Robert Habeck: Deutschland droht Klimaziel auch 2030 deutlich zu verfehlen
Der neue Klimaschutzminister Robert Habeck will zur Amtsübernahme Bilanz ziehen, wo Deutschland steht – und was noch passieren muss.
Update von Dienstag, 11.01.2022, 13.50 Uhr: Ohne weitreichende Gegenmaßnahmen geht Bundeswirtschafts- und Klimaschutzminister Robert Habeck (Grüne) davon aus, dass Deutschland seine Klimaziele auch noch 2030 deutlich verfehlt. „Wenn wir den Pfad der bisherigen Maßnahmen fortschreiben, werden wir im Jahr 2030 die Zielverfehlung noch deutlicher sehen“, sagte Habeck in einer Pressekonferenz zum Stand des Klimaschutzes.
Gehe es so weiter wie bisher, dann werde Deutschland Ende des Jahrzehnts seine klimaschädlichen Treibhausgase lediglich um 50 Prozent anstelle der angestrebten 65 Prozent gegenüber 1990 reduziert haben, sagte Habeck. „Das ist in Zahlen ausgedrückt 200 Millionen Tonnen zu viel.“ Schon die „Corona-Sondereffekte“ hätten in diesem Jahr nicht gewirkt. Auch 2021 werde Deutschland sein Reduktionsziel „deutlich verfehlen“ und laut Prognosen sogar einen Anstieg der Emissionen um vier Prozent verzeichnen.
Der Minister bilanzierte „einen gehörigen Rückstand“ auf allen Ebenen beim Klimaschutz. Das Land müsse die Anstrengungen „in allen Bereichen“ verdreifachen und den Ausbau erneuerbarer Energien vorantreiben. In den vergangenen Jahren sei hier viel zu wenig geschehen, vor allem bei der Windenergie. „Wir haben es geschafft, in Deutschland in den letzten 30 Jahren die erneuerbaren Energien zu einem Anteil von 42 Prozent der Stromversorgung zu bringen“, sagte Habeck. Dieser Anteil solle bis 2030 auf 80 Prozent steigen. Deutschland habe jetzt nur noch acht Jahre Zeit dafür.
Energiewende: Robert Habeck stellt ambitionierte Pläne vor
Erstmeldung von Dienstag, 11.01.2022, 12.00 Uhr: Berlin – Die Energiewende, ein Thema, das Deutschland bereits seit geraumer Zeit beschäftigt, kommt nach Darstellung der Bundesregierung zu langsam voran.

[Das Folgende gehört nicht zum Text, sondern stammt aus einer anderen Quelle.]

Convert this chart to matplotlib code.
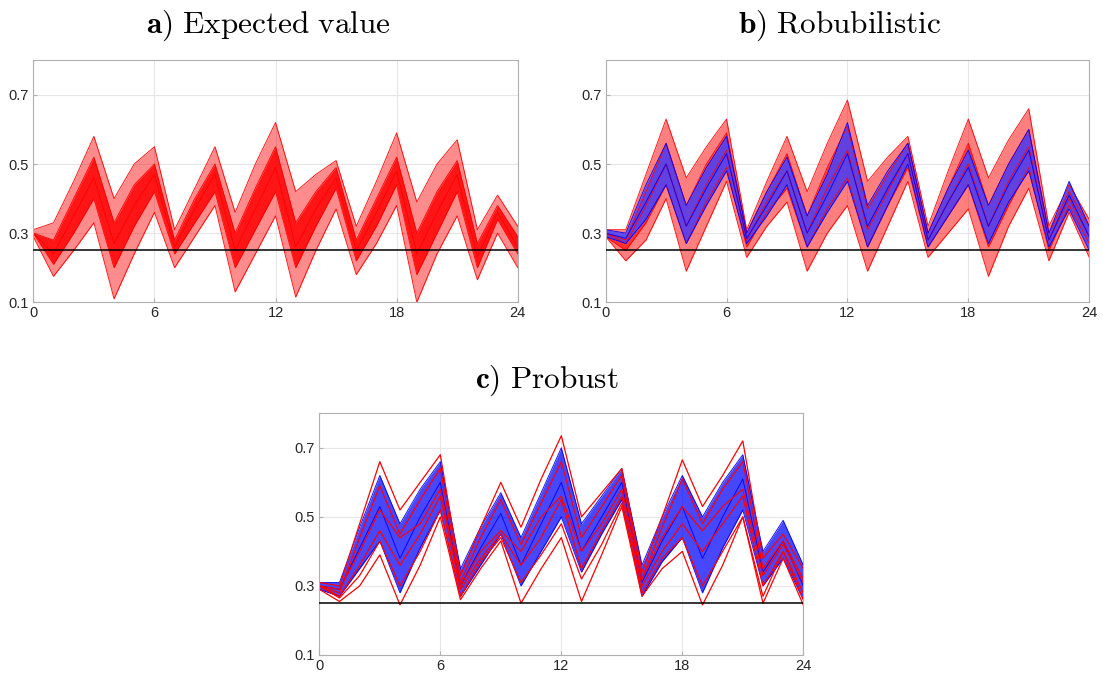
import matplotlib
matplotlib.use('Agg')
import matplotlib.pyplot as plt

plt.rcParams['mathtext.fontset'] = 'cm'
plt.rcParams['font.family'] = ['Liberation Sans', 'DejaVu Sans']

hours = list(range(25))

# a) Expected value -- red band (envelope, dense core, single lines)
a_upper   = [0.31, 0.33, 0.45, 0.58, 0.40, 0.50, 0.55, 0.31, 0.43, 0.55, 0.36, 0.50, 0.62,
             0.42, 0.47, 0.51, 0.32, 0.45, 0.59, 0.39, 0.50, 0.57, 0.31, 0.41, 0.32]
a_core_hi = [0.30, 0.28, 0.40, 0.52, 0.33, 0.44, 0.50, 0.28, 0.40, 0.50, 0.30, 0.43, 0.55,
             0.33, 0.42, 0.49, 0.28, 0.40, 0.52, 0.30, 0.42, 0.51, 0.27, 0.38, 0.29]
a_mid     = [0.30, 0.24, 0.35, 0.46, 0.27, 0.38, 0.47, 0.26, 0.37, 0.47, 0.25, 0.37, 0.49,
             0.26, 0.37, 0.46, 0.25, 0.36, 0.48, 0.24, 0.36, 0.47, 0.23, 0.36, 0.26]
a_core_lo = [0.30, 0.21, 0.30, 0.40, 0.20, 0.32, 0.42, 0.24, 0.33, 0.42, 0.20, 0.31, 0.42,
             0.20, 0.32, 0.43, 0.22, 0.32, 0.44, 0.18, 0.30, 0.42, 0.20, 0.34, 0.24]
a_lower   = [0.29, 0.175, 0.25, 0.33, 0.11, 0.24, 0.36, 0.20, 0.29, 0.38, 0.13, 0.24, 0.35,
             0.115, 0.25, 0.37, 0.18, 0.27, 0.38, 0.10, 0.24, 0.35, 0.165, 0.30, 0.20]

# b) Robubilistic -- red
b_upper   = [0.31, 0.31, 0.47, 0.63, 0.46, 0.55, 0.63, 0.31, 0.45, 0.58, 0.42, 0.56, 0.685,
             0.45, 0.52, 0.58, 0.32, 0.48, 0.63, 0.46, 0.57, 0.66, 0.32, 0.44, 0.34]
b_core_hi = [0.30, 0.28, 0.42, 0.56, 0.38, 0.50, 0.59, 0.30, 0.42, 0.53, 0.35, 0.49, 0.61,
             0.37, 0.47, 0.56, 0.30, 0.43, 0.56, 0.38, 0.50, 0.60, 0.30, 0.42, 0.32]
b_mid     = [0.30, 0.27, 0.38, 0.50, 0.32, 0.44, 0.54, 0.28, 0.39, 0.48, 0.30, 0.43, 0.54,
             0.31, 0.42, 0.53, 0.28, 0.39, 0.50, 0.32, 0.45, 0.55, 0.28, 0.40, 0.29]
b_core_lo = [0.29, 0.25, 0.33, 0.44, 0.27, 0.39, 0.49, 0.26, 0.36, 0.43, 0.26, 0.37, 0.46,
             0.26, 0.38, 0.49, 0.26, 0.35, 0.44, 0.26, 0.38, 0.49, 0.25, 0.38, 0.27]
b_lower   = [0.29, 0.22, 0.28, 0.40, 0.19, 0.32, 0.45, 0.23, 0.32, 0.39, 0.19, 0.30, 0.38,
             0.19, 0.32, 0.45, 0.23, 0.30, 0.37, 0.175, 0.32, 0.43, 0.22, 0.36, 0.23]
# b) Robubilistic -- blue
b_blue_hi  = [0.31, 0.30, 0.44, 0.56, 0.38, 0.49, 0.58, 0.30, 0.42, 0.52, 0.35, 0.47, 0.62,
              0.38, 0.48, 0.56, 0.30, 0.43, 0.54, 0.38, 0.50, 0.60, 0.30, 0.45, 0.32]
b_blue_mid = [0.30, 0.285, 0.39, 0.50, 0.32, 0.43, 0.53, 0.285, 0.38, 0.48, 0.30, 0.41, 0.53,
              0.32, 0.43, 0.53, 0.28, 0.39, 0.49, 0.32, 0.44, 0.54, 0.28, 0.41, 0.29]
b_blue_lo  = [0.29, 0.27, 0.34, 0.44, 0.27, 0.38, 0.48, 0.27, 0.35, 0.44, 0.26, 0.36, 0.45,
              0.26, 0.38, 0.50, 0.26, 0.35, 0.44, 0.27, 0.39, 0.48, 0.26, 0.37, 0.25]

# c) Probust -- blue
c_blue_hi  = [0.31, 0.31, 0.47, 0.62, 0.48, 0.58, 0.66, 0.35, 0.47, 0.57, 0.44, 0.57, 0.70,
              0.48, 0.56, 0.64, 0.36, 0.50, 0.62, 0.50, 0.60, 0.68, 0.40, 0.49, 0.36]
c_blue_mid = [0.30, 0.29, 0.41, 0.53, 0.38, 0.50, 0.60, 0.30, 0.41, 0.51, 0.36, 0.48, 0.60,
              0.40, 0.50, 0.60, 0.31, 0.43, 0.53, 0.38, 0.50, 0.61, 0.34, 0.43, 0.30]
c_blue_lo  = [0.29, 0.27, 0.35, 0.43, 0.28, 0.41, 0.52, 0.27, 0.36, 0.45, 0.30, 0.40, 0.50,
              0.34, 0.45, 0.55, 0.27, 0.37, 0.44, 0.28, 0.41, 0.52, 0.30, 0.38, 0.26]
# c) Probust -- a few red scenarios
c_red = [
    [0.31, 0.30, 0.48, 0.66, 0.52, 0.60, 0.68, 0.33, 0.47, 0.60, 0.47, 0.61, 0.735,
     0.50, 0.57, 0.64, 0.34, 0.50, 0.665, 0.53, 0.62, 0.72, 0.38, 0.45, 0.35],
    [0.30, 0.28, 0.44, 0.59, 0.45, 0.55, 0.64, 0.31, 0.44, 0.55, 0.42, 0.54, 0.66,
     0.44, 0.53, 0.62, 0.32, 0.47, 0.61, 0.48, 0.58, 0.66, 0.35, 0.43, 0.32],
    [0.30, 0.29, 0.40, 0.52, 0.44, 0.48, 0.58, 0.30, 0.40, 0.46, 0.40, 0.50, 0.56,
     0.40, 0.48, 0.58, 0.32, 0.44, 0.53, 0.46, 0.53, 0.58, 0.33, 0.42, 0.31],
    [0.30, 0.27, 0.36, 0.46, 0.36, 0.45, 0.56, 0.29, 0.38, 0.45, 0.36, 0.44, 0.55,
     0.35, 0.46, 0.56, 0.30, 0.40, 0.48, 0.40, 0.48, 0.56, 0.30, 0.40, 0.28],
    [0.30, 0.265, 0.33, 0.43, 0.30, 0.40, 0.52, 0.27, 0.37, 0.44, 0.31, 0.39, 0.48,
     0.32, 0.42, 0.54, 0.28, 0.38, 0.44, 0.30, 0.40, 0.50, 0.27, 0.40, 0.26],
    [0.29, 0.255, 0.30, 0.39, 0.245, 0.36, 0.50, 0.26, 0.35, 0.43, 0.25, 0.35, 0.44,
     0.255, 0.39, 0.53, 0.27, 0.35, 0.40, 0.245, 0.36, 0.50, 0.25, 0.38, 0.245],
]

limit = 0.25
xticks = [0, 6, 12, 18, 24]
yticks = [0.1, 0.3, 0.5, 0.7]


def style_axes(ax):
    ax.set_xlim(0, 24)
    ax.set_ylim(0.1, 0.8)
    ax.set_xticks(xticks)
    ax.set_yticks(yticks)
    ax.set_yticklabels(['0.1', '0.3', '0.5', '0.7'])
    ax.grid(True, color='#e6e6e6', lw=0.8)
    ax.set_axisbelow(True)
    ax.tick_params(direction='in', length=3, color='#b0b0b0', labelsize=10.5,
                   labelcolor='#262626', pad=3)
    for s in ax.spines.values():
        s.set_color('#b0b0b0')
        s.set_linewidth(0.8)
    ax.axhline(limit, color='black', lw=1.1, zorder=5)


def band(ax, lower, core_lo, mid, core_hi, upper, color, outer=0.45, inner=0.85):
    ax.fill_between(hours, lower, upper, color=color, alpha=outer, lw=0)
    ax.fill_between(hours, core_lo, core_hi, color=color, alpha=inner, lw=0)
    for ys in (lower, core_lo, mid, core_hi, upper):
        ax.plot(hours, ys, color=color, lw=0.7, alpha=0.9)


fig = plt.figure(figsize=(11.03, 6.76), dpi=100)
ax_a = fig.add_axes([0.0302, 0.5528, 0.4392, 0.358])
ax_b = fig.add_axes([0.5491, 0.5528, 0.4384, 0.358])
ax_c = fig.add_axes([0.2895, 0.0311, 0.4388, 0.3575])

band(ax_a, a_lower, a_core_lo, a_mid, a_core_hi, a_upper, '#ff0000')

band(ax_b, b_lower, b_core_lo, b_mid, b_core_hi, b_upper, '#ff0000', outer=0.5, inner=0.6)
# blue scenarios sit on top of the red ones; lighten with a white underlay
ax_b.fill_between(hours, b_blue_lo, b_blue_hi, color='white', alpha=0.6, lw=0)
ax_b.fill_between(hours, b_blue_lo, b_blue_hi, color='#0000ff', alpha=0.62, lw=0)
for ys in (b_blue_lo, b_blue_mid, b_blue_hi):
    ax_b.plot(hours, ys, color='#0000ff', lw=0.7, alpha=0.9)

ax_c.fill_between(hours, c_blue_lo, c_blue_hi, color='#0000ff', alpha=0.72, lw=0)
for ys in (c_blue_lo, c_blue_mid, c_blue_hi):
    ax_c.plot(hours, ys, color='#0000ff', lw=0.7, alpha=0.9)
for ys in c_red:
    ax_c.plot(hours, ys, color='#ff0000', lw=0.9)

for ax in (ax_a, ax_b, ax_c):
    style_axes(ax)

fig.text(0.243, 1 - 33 / 676, r'$\mathbf{a)}\ \mathrm{Expected\ value}$',
         ha='center', va='baseline', fontsize=22.5)
fig.text(0.761, 1 - 33 / 676, r'$\mathbf{b)}\ \mathrm{Robubilistic}$',
         ha='center', va='baseline', fontsize=22.5)
fig.text(0.496, 1 - 388 / 676, r'$\mathbf{c)}\ \mathrm{Probust}$',
         ha='center', va='baseline', fontsize=22.5)

fig.savefig('out.png', dpi=100)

Zur Amtsübernahme möchte der neue Klimaschutzminister Robert Habeck (Grüne) am Dienstag (11.01.2022) in Berlin den Stand der Fortschritte vorstellen. Im Vorfeld dessen kommt aus der SPD der Vorschlag, die anstehenden gesamtgesellschaftlichen Umwälzungen mittels einer Energiewende-Kommission zu bewältigen.

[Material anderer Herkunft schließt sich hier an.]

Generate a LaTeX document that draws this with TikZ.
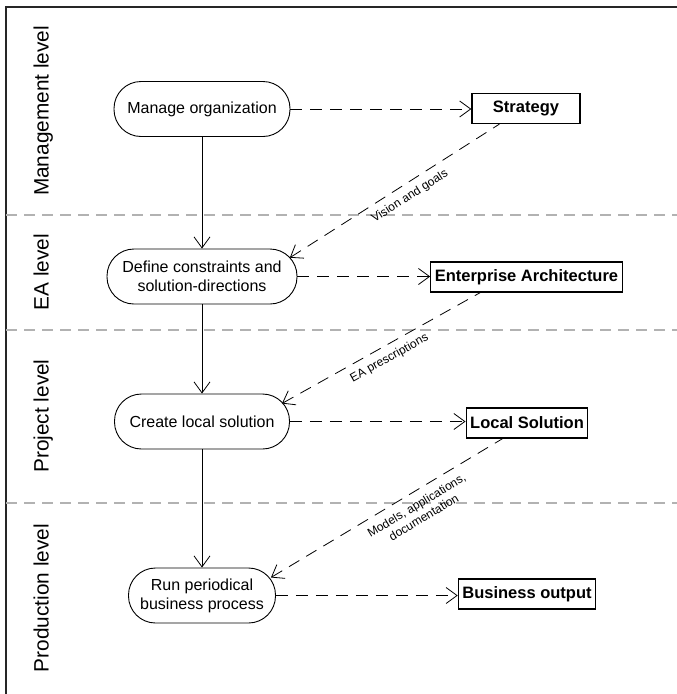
\documentclass[tikz,border=0pt]{standalone}
\usepackage{fontspec}
\setmainfont{Liberation Sans}
\usetikzlibrary{arrows.meta,calc}
\begin{document}
\begin{tikzpicture}[x=1pt,y=-1pt,
 proc/.style={draw, line width=0.9pt, rounded corners=27pt, minimum height=55pt, align=center, font=\fontsize{16}{19}\selectfont, inner sep=2pt},
 art/.style={draw, line width=1.3pt, minimum height=30pt, inner xsep=4pt, inner ysep=2pt, font=\fontsize{16.5}{19}\selectfont\bfseries},
 tipbarb/.tip={Straight Barb[length=11pt,width=16pt]},
 flow/.style={-tipbarb, line width=0.8pt},
 dashpat/.style={line width=0.8pt, dash pattern=on 12pt off 8pt},
 dep/.style={flow, dashpat},
 depback/.style={tipbarb-, dashpat},
 divider/.style={draw=black!30, line width=1.2pt, dash pattern=on 11pt off 7pt},
 level/.style={rotate=90, anchor=base, font=\fontsize{20.8}{24}\selectfont},
 lbl/.style={font=\fontsize{12}{14}\selectfont, align=center, sloped, inner sep=2pt}]

\useasboundingbox (0,0) rectangle (677,694);
\draw[line width=1.5pt, black!85] (677,7) -- (6,7) -- (6,694);

\draw[divider] (6,215) -- (677,215);
\draw[divider] (6,330) -- (677,330);
\draw[divider] (6,503) -- (677,503);

\node[level] (l1) at (48.5,111) {Management level};
\node[level] (l2) at (48.5,272) {EA level};
\node[level] (l3) at (48.5,416) {Project level};
\node[level] (l4) at (48.5,598) {Production level};

\node[proc, minimum width=176pt] (man) at (202,109) {Manage organization};
\node[proc, minimum width=190pt] (def) at (202,276.5) {Define constraints and\\solution-directions};
\node[proc, minimum width=175pt] (cre) at (202,421.5) {Create local solution};
\node[proc, minimum width=147pt] (run) at (202,595.5) {Run periodical\\business process};

\node[art, minimum width=108pt] (strat) at (526,108.5) {Strategy};
\node[art] (ea) at (526.5,277) {Enterprise Architecture};
\node[art] (loc) at (527,423) {Local Solution};
\node[art] (bus) at (527,594) {Business output};

\draw[flow] (man.south) -- (def.north);
\draw[flow] (def.south) -- (cre.north);
\draw[flow] (cre.south) -- (run.north);

\draw[dep] (man.east) -- (man.east -| strat.west);
\draw[dep] (def.east) -- (def.east -| ea.west);
\draw[dep] (cre.east) -- (cre.east -| loc.west);
\draw[dep] (run.east) -- (run.east -| bus.west);

\coordinate (s1) at ($(strat.south west)+(28,0)$);
\coordinate (s2) at ($(ea.south west)+(50,0)$);
\coordinate (s3) at ($(loc.south west)+(37,0)$);
\coordinate (e1) at ($(def.east)+(-7.6,-18.8)$);
\coordinate (e2) at ($(cre.east)+(-8,-18)$);
\coordinate (e3) at ($(run.east)+(-5,-18)$);

\draw[depback] (e1) -- node[lbl, pos=0.54, below=5pt] {Vision and goals} (s1);
\draw[depback] (e2) -- node[lbl, pos=0.51, below=5pt] {EA prescriptions} (s2);
\draw[depback] (e3) -- node[lbl, pos=0.60, below=6pt] {Models, applications,\\documentation} (s3);
\end{tikzpicture}
\end{document}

„Die Energiewende ist ein gewaltiges Transformationsprojekt. Für ihr Gelingen ist nicht nur wirtschaftliche, sondern auch gesellschaftliche Akzeptanz von größter Bedeutung“, sagte Niedersachsens Umwelt- und Energieminister Olaf Lies der Wirtschaftswoche. „Nach dem Vorbild der Kohlekommission sollten Bund und Länder deshalb mit allen betroffenen Interessensgruppen eine hochrangig besetzte Energiewende-Kommission einberufen.“

Habeck: Deutschland mit „drastischem Rückstand“ – Klimaziele 2022 werden nicht erreicht
Wenn es vorankommen wolle, brauche das Land Geschlossenheit in dieser Frage. „Das Gremium soll in den kommenden drei bis vier Monaten ebenso zügig wie verbindlich Konsens über die Ziele und die notwendigen Schritte hin zur Klimaneutralität herstellen“, sagte Lies weiter.

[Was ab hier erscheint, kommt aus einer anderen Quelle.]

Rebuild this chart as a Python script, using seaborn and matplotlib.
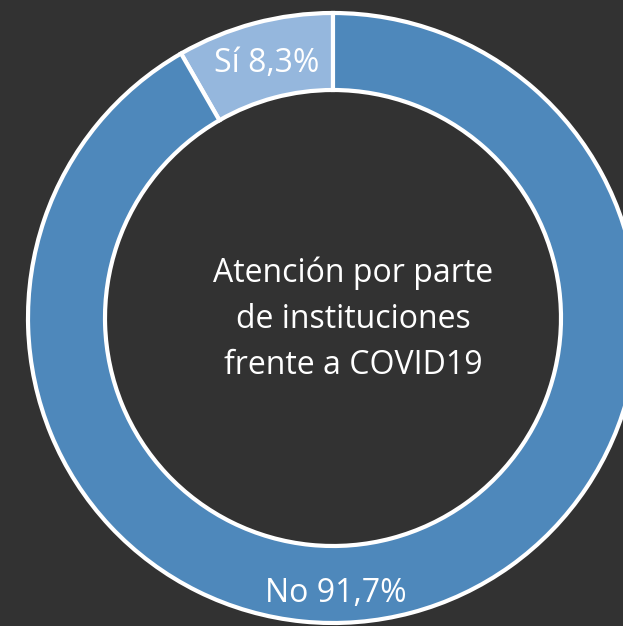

Habecks „Eröffnungsbilanz“ zeigt, wie sehr der Klimaschutz in Deutschland hinter den Erwartungen liegt, wie die Deutsche Presse-Agentur aus dem Bundesministerium erfahren hatte. Aller Voraussicht nach werden die Klimaziele für das Jahr 2022 verfehlt, auch für 2023 werde es schwer. Im Ministerium ist von einem „drastischen Rückstand“ die Rede.
Grüne: Die „Solarpflicht auf neuen Gebäuden“ soll gesetzlich verankert werden
Nun will Minister Habeck umfassende Sofortmaßnahmen auf den Weg bringen. Die Weichen sollen auf mehr Solaranlagen gestellt werden und die Ausschreibungsmengen für erneuerbaren Strom aus Wind und Sonne soll erhöht werden. Wie es im Ministerium heißt, soll eine „Solarpflicht auf neuen Gebäuden“ gesetzlich verankert werden. Aus dem Koalitionsvertrag lässt sich hierzu entnehmen: bei gewerblichen Neubauten solle eine Solaranlage bei geeigneten Dachflächen verpflichtend sein, bei privaten Neubauten solle es „die Regel“ werden.
Erwartungsgemäß ist die FDP geneigt hierbei etwas zu bremsen. „Eine Pflicht für Eigenheime und Mehrfamilienhäuser sehe ich sehr skeptisch“, sagte Fraktionsvize Lukas Köhler der Augsburger Allgemeinen (Dienstag). Unterstützung signalisierte er hingegen für eine Umsetzung bei Gewerbebauten.
Verbraucherzentralen fordern sozialen Ausgleich: Energiewende so „bürgernäher und gerechter“
Auf eine bessere Einbindung von Privathaushalten drängen die Verbraucherzentralen. Sofern Verbraucherinnen und Verbraucher Solaranlagen wirtschaftlich betreiben könnten, es bessere Mieterstromangebote gebe und Anwohner von Wind- und Solarparks von günstigem Strom profitierten, „dann wird die Energiewende nicht nur wahrscheinlicher, sondern auch bürgernäher und gerechter“, sagte Klaus Müller, Vorstand des Verbands VZBV, den Zeitungen der Funke Mediengruppe.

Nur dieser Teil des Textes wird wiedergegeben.